TASK DETAILS
Output, please, exactly those lines of the listing that come before the line with "Chart.register(...registerables);", along with that line itself.

------

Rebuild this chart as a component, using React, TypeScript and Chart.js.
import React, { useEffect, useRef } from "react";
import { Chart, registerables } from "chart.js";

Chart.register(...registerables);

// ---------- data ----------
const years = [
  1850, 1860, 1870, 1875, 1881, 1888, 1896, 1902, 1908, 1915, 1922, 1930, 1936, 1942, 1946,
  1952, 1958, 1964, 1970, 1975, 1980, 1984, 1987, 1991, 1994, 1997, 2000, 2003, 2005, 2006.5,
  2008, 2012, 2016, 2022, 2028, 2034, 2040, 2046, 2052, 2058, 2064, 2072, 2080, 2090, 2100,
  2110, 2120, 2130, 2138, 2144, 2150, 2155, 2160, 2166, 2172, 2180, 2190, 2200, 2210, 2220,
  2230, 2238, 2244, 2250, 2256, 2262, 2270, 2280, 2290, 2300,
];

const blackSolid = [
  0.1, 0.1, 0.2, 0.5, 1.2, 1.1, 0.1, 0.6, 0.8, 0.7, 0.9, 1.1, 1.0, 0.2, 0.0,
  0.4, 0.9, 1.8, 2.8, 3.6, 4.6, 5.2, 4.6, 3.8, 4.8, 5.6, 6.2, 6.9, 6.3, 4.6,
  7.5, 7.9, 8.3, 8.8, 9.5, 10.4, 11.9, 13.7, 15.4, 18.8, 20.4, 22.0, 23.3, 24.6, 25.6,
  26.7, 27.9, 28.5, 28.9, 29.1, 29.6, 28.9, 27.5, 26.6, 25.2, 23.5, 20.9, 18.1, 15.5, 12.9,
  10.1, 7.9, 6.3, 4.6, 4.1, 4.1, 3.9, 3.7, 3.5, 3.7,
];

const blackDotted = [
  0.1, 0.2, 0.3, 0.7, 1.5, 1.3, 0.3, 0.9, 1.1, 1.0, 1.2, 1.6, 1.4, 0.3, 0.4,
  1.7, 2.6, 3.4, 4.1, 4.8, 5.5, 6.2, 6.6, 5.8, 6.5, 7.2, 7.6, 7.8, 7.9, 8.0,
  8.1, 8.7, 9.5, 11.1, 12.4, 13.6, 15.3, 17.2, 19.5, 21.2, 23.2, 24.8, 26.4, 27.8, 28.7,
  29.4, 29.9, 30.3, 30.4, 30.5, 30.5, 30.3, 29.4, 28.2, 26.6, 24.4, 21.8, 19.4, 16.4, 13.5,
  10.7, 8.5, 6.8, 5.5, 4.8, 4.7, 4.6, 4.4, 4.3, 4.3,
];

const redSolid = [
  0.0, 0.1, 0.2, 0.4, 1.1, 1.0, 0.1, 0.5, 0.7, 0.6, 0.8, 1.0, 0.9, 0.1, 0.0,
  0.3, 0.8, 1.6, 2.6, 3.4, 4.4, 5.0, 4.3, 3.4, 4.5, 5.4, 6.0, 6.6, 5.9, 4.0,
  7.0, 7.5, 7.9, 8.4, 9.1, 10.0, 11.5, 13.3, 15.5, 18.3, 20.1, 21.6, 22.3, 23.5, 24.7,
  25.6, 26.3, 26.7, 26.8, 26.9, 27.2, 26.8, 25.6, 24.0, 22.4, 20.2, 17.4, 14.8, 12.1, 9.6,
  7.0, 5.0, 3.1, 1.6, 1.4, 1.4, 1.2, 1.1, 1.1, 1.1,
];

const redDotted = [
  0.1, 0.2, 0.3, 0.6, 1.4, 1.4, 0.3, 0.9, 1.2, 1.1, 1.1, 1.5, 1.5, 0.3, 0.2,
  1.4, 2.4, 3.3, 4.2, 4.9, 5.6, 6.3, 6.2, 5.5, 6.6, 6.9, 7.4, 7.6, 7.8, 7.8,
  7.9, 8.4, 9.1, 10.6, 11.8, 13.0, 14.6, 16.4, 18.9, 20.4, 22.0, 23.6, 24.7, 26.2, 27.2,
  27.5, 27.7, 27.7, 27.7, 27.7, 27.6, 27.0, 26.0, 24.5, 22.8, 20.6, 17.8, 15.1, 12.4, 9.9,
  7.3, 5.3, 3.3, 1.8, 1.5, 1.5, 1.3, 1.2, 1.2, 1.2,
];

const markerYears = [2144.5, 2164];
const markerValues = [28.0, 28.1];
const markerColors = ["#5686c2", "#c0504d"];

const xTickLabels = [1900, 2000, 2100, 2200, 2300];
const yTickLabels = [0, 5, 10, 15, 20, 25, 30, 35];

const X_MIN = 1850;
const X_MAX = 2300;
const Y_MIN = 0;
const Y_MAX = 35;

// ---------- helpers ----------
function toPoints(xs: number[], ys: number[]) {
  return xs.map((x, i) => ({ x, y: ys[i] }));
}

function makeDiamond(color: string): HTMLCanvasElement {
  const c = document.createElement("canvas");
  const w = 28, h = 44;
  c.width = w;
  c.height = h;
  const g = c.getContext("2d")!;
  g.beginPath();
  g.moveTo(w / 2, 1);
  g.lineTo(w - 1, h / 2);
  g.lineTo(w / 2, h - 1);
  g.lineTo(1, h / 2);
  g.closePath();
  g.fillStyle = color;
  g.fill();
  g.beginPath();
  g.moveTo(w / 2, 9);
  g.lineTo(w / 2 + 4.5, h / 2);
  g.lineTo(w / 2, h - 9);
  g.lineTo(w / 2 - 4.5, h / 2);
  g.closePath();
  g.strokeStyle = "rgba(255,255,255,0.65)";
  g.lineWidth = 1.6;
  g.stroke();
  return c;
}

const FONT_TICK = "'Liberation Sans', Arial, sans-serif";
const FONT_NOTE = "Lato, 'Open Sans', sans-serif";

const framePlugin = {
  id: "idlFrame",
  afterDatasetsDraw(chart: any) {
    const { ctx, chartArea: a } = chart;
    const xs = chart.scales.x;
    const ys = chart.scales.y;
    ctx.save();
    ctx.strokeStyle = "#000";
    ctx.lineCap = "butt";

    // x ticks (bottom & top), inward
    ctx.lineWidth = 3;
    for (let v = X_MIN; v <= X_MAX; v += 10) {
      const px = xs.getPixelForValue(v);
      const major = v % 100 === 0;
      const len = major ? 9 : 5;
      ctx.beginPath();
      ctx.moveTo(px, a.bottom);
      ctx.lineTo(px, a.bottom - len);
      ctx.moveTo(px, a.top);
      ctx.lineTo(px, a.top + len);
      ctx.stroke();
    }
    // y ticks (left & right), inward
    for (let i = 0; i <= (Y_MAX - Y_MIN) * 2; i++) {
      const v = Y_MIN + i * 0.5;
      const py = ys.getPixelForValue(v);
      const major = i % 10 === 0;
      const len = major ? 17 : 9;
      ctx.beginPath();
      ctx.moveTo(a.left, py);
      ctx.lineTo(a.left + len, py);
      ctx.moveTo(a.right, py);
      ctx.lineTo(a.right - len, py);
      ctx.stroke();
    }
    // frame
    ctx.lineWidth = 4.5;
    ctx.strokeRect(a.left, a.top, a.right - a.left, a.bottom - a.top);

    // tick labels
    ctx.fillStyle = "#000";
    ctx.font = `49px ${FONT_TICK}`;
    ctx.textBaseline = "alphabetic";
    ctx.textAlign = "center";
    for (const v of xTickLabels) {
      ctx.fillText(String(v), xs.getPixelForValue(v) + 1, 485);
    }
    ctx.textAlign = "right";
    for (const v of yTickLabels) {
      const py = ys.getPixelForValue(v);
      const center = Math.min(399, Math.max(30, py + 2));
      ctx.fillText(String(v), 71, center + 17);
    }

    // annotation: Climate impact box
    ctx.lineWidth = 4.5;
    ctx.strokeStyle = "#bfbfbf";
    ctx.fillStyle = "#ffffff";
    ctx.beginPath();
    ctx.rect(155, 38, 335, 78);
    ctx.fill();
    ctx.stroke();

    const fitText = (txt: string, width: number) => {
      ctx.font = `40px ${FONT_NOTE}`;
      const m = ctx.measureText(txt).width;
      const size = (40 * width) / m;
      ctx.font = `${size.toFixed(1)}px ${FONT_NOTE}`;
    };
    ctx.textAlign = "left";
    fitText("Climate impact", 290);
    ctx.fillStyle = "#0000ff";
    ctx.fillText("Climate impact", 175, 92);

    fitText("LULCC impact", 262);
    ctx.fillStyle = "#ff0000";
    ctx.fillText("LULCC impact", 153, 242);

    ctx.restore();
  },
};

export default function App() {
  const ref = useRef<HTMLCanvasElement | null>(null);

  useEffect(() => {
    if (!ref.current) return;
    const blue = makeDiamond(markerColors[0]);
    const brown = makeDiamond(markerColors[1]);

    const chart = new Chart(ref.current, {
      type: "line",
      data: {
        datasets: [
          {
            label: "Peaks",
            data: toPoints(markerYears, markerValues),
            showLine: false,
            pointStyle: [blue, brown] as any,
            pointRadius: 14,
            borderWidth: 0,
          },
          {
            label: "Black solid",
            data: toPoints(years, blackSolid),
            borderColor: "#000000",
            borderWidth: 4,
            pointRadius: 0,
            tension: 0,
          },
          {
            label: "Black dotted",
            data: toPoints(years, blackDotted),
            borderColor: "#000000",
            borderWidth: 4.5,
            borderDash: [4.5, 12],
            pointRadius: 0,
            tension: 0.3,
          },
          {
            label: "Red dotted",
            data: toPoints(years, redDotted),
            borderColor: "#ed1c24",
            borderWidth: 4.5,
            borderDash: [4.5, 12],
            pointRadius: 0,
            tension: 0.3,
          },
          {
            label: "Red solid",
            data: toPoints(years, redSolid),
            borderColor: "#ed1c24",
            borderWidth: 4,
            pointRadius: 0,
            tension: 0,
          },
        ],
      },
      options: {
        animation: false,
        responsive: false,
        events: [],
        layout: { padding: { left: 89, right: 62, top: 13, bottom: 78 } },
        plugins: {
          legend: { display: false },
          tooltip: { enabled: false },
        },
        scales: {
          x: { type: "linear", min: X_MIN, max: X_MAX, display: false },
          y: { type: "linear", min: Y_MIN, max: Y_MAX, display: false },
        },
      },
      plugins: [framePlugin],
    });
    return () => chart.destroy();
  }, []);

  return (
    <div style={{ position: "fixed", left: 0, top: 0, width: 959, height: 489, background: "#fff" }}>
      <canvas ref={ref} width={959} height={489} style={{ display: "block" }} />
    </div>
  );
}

------

ANSWER TO THIS EXERCISE
Rebuild this chart as a component, using React, TypeScript and Chart.js.
import React, { useEffect, useRef } from "react";
import { Chart, registerables } from "chart.js";

Chart.register(...registerables);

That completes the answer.